2013: Working in Uganda and Tanzania

We re-visit our Special Needs Schools in Uganda and Tanzania to review our pilot poultry project and the school gardens, and build on our links with local Rotarians


October/November 2013

We went to visit schools and Rotary sites in Uganda and Tanzania we have been working for several years to improve buildings, facilities, water harvesting and other needs.

Some of the schools in Uganda are benefiting from "Lunch4Learning" initiatives.

Judy Elphick has sent back a series of photographs shown in the gallery above. The full commentary from Judy relating to the individual pictures is as follows:

1. A Lunch4Learning School.   Children in the lunch queue

2. We put this map of the world onto a wall at St. Paul's Primary School 

3. One of the schools where Lunch4Learning is being introduced

4. One school has opted for making and then selling bricks in order to get cash. They are growing maize which is just about enough to feed all their children but they need money to pay for milling and to pay the cook. This school doesn't have any water at the moment so they have to pay for that to be transported, too. Another Charity is about to put in water harvesting and a storage tank, so this will help.

5. This is what we did at the school we visited yesterday. It was extremely hot work as this is an outside wall and it was in the sun!

6. Does it look hot? It certainly was and the "painting team" got the full force of it. 

7. Just to prove we were there!

8. Unmentionable!

9. How do you like this for a kitchen? In the bottom right hand corner is a termite nest! Not all school kitchens are as bad as this but they are not much better. Anyone know of an NGO who would put in kitchens?

10. Our first visit today was to a Vocational Training School for the Deaf a little way out of Moshi. Here the girls were being shown how to use treddle sewing machines. They would then make white blouses and blue regulation skirts to sell to secondary school students. The income generated is spent on equipment for the college.

11. We have placed an order with the College for 70 of these desks which are made by the boys who are learning to be carpenters. They will be delivered to primary schools in the area which Haddenham Rotary Club is supporting.

12. These water storage tanks were put in and funded by Haddenham Rotary Club about three years ago. The guttering and the sewer pipes from the toilets need repairing. It will not cost a lot to employ a plumber but it is money the College does not have so our first job tomorrow will be to go and employ a plumber in Moshi to do the job.

13. A photo of Mt. Kilimanjaro to finish today's blog. There is a lot less snow than there was when we were here five year's ago. Global warming?

14. We've spent much of today in Paradise! We visited a school on the slopes of Mt. Kilimanjaro. Everything is much greener up there as it is watered by the snow-melt from the mountain. The whole school was waiting for us when we arrived and as soon as they saw us they started to sing and clap their hands. We're not sure what they were singing but it was something that contained the words "we're so happy to see you come". It was wonderful!

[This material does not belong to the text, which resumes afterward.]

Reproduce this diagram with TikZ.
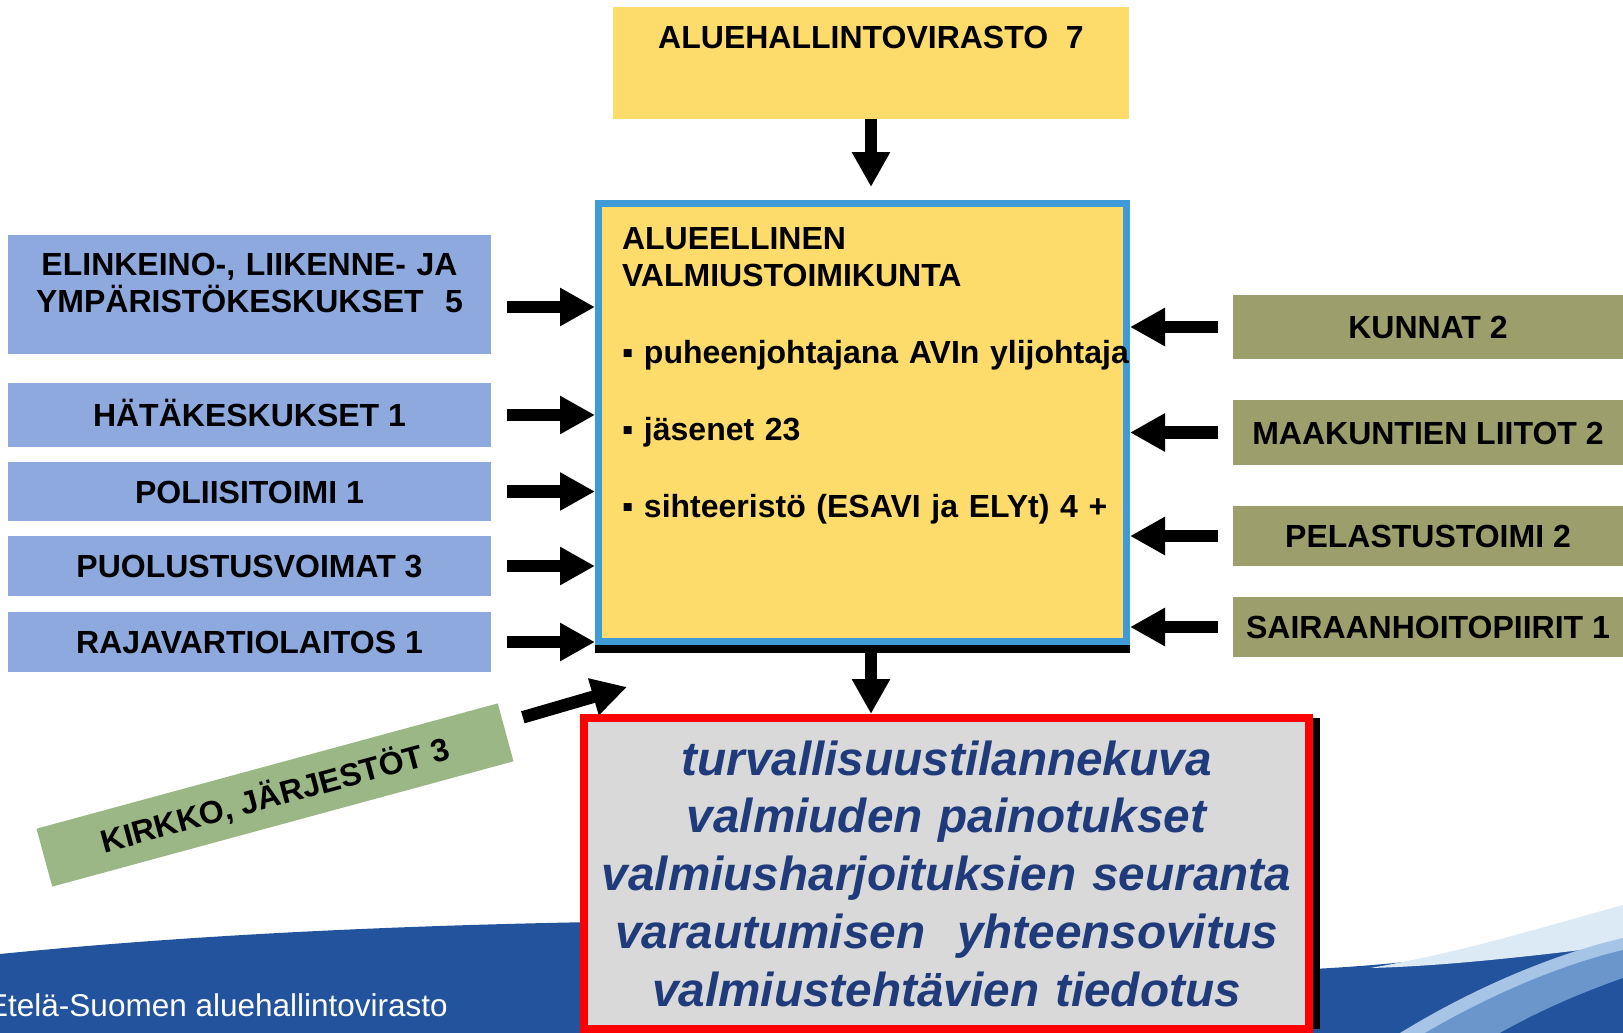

15. How about this for a playground - a sandy area surrounded by banana plants!

16. Gorgeous jacaranda trees surround the school. It is worth the fare here just to see the flowering trees!

17. We couldn't do anything in schools at the weekend so we went on safari to Tarangire National Park and the Ngorongoro Crater. Both were wonderful and we saw such a lot.

18. I've never been lucky enough to be so close to lions before. These were only about 10 feet away.

19. This park is called Tarangire and this is one of hundreds of baobab trees there. They can be up to 1,000 years old and are amazing to see.

20. I've got lots more photos of wild animals but I'm sure you're bored by now so I'll move on!

21. We are planning to help five schools in the Moshi area to become more independent by starting up an Income Generating Project. As chickens seem to be the most likely project we have visited several that are up and running in order to find out the cost involved and the likely income.

22. It was back to Msandaka School for the Deaf today. Almost all of these children are totally deaf but they are so happy and eager to learn. They are brilliant at signing to each other but it feels very strange to be in a school that is so quiet.

23. We returned to the Vocational College for the Deaf to see how the boys were getting on with our order for 75 desks and chairs.

24. They are in production and doing well!

25. A street scene in Moshi

Our trip is now at an end and we are leaving for home.